Intervention de Gérard Sebaoun

Séance en hémicycle du 17 avril 2014 à 9h30
Arrêts de travail et indemnités journalières — Motion de rejet préalable

Photo issue du site de l'Assemblée nationale ou de WikipediaGérard Sebaoun :

Je n’ai pas dit que cela n’existait pas, j’ai dit que cela représentait 3 millions d’euros ! La fraude existe et elle doit être combattue sans faiblesse, monsieur Tian, mais il convient de l’apprécier à sa juste réalité plutôt que d’en faire, comme vous le faites régulièrement, un outil de propagande.

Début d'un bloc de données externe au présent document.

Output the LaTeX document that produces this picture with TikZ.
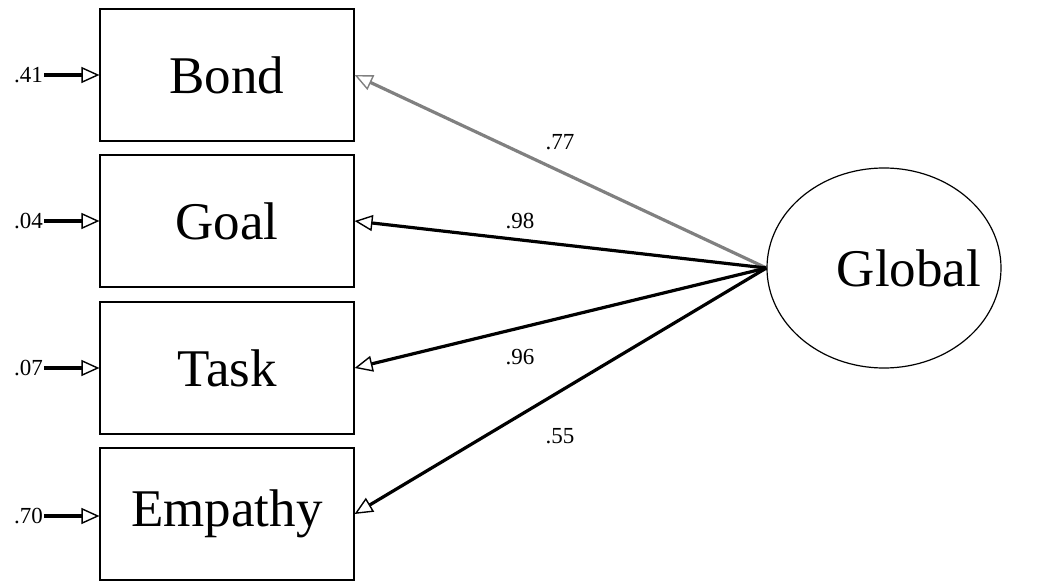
\documentclass[tikz,border=0pt]{standalone}
\usepackage{fontspec}
\setmainfont{Liberation Serif}
\usetikzlibrary{arrows.meta, shapes.geometric}

\begin{document}
\begin{tikzpicture}[x=1pt, y=-1pt,
    >={Triangle[open, length=18pt, width=16pt, line width=1.4pt]}]
  \useasboundingbox (0,0) rectangle (1042,583);

  % --- 1. styles ---
  \tikzset{
    obs/.style={draw, line width=1.2pt, minimum width=254pt, minimum height=132pt,
                font=\fontsize{53}{60}\selectfont},
    errlbl/.style={font=\fontsize{23}{26}\selectfont, inner sep=1pt},
    load/.style={line width=3.2pt, ->},
    coef/.style={font=\fontsize{23}{26}\selectfont},
  }

  % --- 2. observed variables (boxes) ---
  \node[obs] (bond)    at (227,75)  {Bond};
  \node[obs] (goal)    at (227,221) {Goal};
  \node[obs] (task)    at (227,368) {Task};
  \node[obs] (empathy) at (227,514) {Empathy};

  % --- 3. latent variable (ellipse) ---
  \node[draw, ellipse, line width=1.2pt, minimum width=234pt, minimum height=200pt]
    (global) at (884,268) {};
  \node[font=\fontsize{53}{60}\selectfont] (globaltxt) at ([xshift=25pt]global.center) {Global};

  % --- 4. error terms ---
  \node[errlbl, anchor=east] (e1) at (44,75)  {.41};
  \node[errlbl, anchor=east] (e2) at (44,221) {.04};
  \node[errlbl, anchor=east] (e3) at (44,368) {.07};
  \node[errlbl, anchor=east] (e4) at (44,516) {.70};

  \draw[load] (e1) -- (bond.west);
  \draw[load] (e2) -- (goal.west);
  \draw[load] (e3) -- (task.west);
  \draw[load] (e4) -- (empathy.west |- e4);

  % --- 5. loadings ---
  \draw[load, black!50] (global.west) -- (bond.east);
  \draw[load] (global.west) -- (goal.east);
  \draw[load] (global.west) -- (task.east);
  \draw[load] (global.west) -- (empathy.east);

  % --- 6. coefficients ---
  \node[coef] (c1) at (560,142) {.77};
  \node[coef] (c2) at (520,221) {.98};
  \node[coef] (c3) at (520,357) {.96};
  \node[coef] (c4) at (560,436) {.55};

\end{tikzpicture}
\end{document}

Le comportement abusif de certains acteurs, assurés ou prescripteurs, doit également être repéré et sanctionné, et je reprends à mon compte une phrase du rapport 2012 de la Cour des comptes sur la Sécurité sociale, qui dit que la CNAMTS doit redéfinir clairement sa doctrine sur les contrôles. Leur bilan économique est en effet très limité et, à ce propos, on peut relever l’exemple de la caisse de l’Aube qui, en 2010, a mis en évidence un gain annuel, toutes charges déduites, de 11 000 euros pour 1 400 contrôles effectués, soit un bénéfice de 8 euros par contrôle, ce qui doit aussi nous interroger. Il nous faut donc mieux contrôler, mieux sensibiliser et mieux responsabiliser tous les acteurs.

Un mot sur les gros prescripteurs, dont on parle peu, qualifiés d’« hyper-prescripteurs » par la CNAMTS. Ce sont près d’un millier de médecins qui en 2010 ont prescrit plus de 10 000 journées d’arrêt, quatre fois plus que la moyenne de leurs confrères. Là encore, les outils existent, comme la mise sous accord préalable des praticiens. La campagne 2008 aura, semble-t-il, permis d’éviter, toujours selon la CNAM TS, 9 millions d’euros de dépenses, essentiellement à la médecine libérale, car il faut le rappeler et être justes, les médecins hospitaliers, à l’origine de 20 % des prescriptions d’arrêt maladie, ne sont pas concernés. Je n’ai malheureusement pas le temps d’aborder la question de la densité des praticiens sur les territoires, qui pourrait être intéressante.

J’en viens maintenant au coeur nucléaire de votre proposition de loi, madame Poletti, qui réside dans l’article 8 avec la mesure phare du texte : le rétablissement du jour de carence pour les fonctionnaires. Il ne vous aura pas échappé que le groupe SRC, qui siégeait sur les bancs de l’opposition en 2011, s’était fortement opposé à son instauration par les voix autorisées de Marisol Touraine, d’Alain Vidalies, de Christian Eckert ou encore de Jean Mallot, et j’en oublie. Devenus majoritaires, nous n’avons pas changé d’avis en votant sa suppression dans la loi de finances pour 2014, à l’initiative de la ministre de la fonction publique, Mme Marylise Lebranchu. Et puisqu’il faut encore aujourd’hui rappeler nos arguments, je vais le faire en m’appuyant sur les études existantes et non sur quelques chiffres publiés dans les médias et qui, sortis de leur contexte, ont surtout vocation à nourrir une suspicion généralisée contre la fonction publique.

Un rapide historique du feuilleton permet également d’éclairer le chemin tortueux emprunté par le gouvernement Fillon avant l’adoption définitive du jour de carence. En effet, la proposition initiale de ce gouvernement se limitait à un exercice strictement comptable, avec un nouveau mode de calcul des indemnités journalières, qui conduisait mécaniquement à une baisse de revenus pour les salariés en arrêt maladie. Stigmatisée même à l’intérieur de l’UMP, elle a évidemment été rapidement abandonnée.

C’était sans compter l’obstination de notre collègue Tian, auteur du rapport de la MECSS sur la lutte contre la fraude sociale, qui déposa le 15 novembre 2011 un amendement au projet de loi de finances pour 2012 visant à aligner les délais de carence du privé et du public. Le débat était donc relancé, avec ou sans l’aval du gouvernement d’alors – je l’ignore, même si j’ai ma petite idée ; M. Tian nous le dira peut-être tout à l’heure.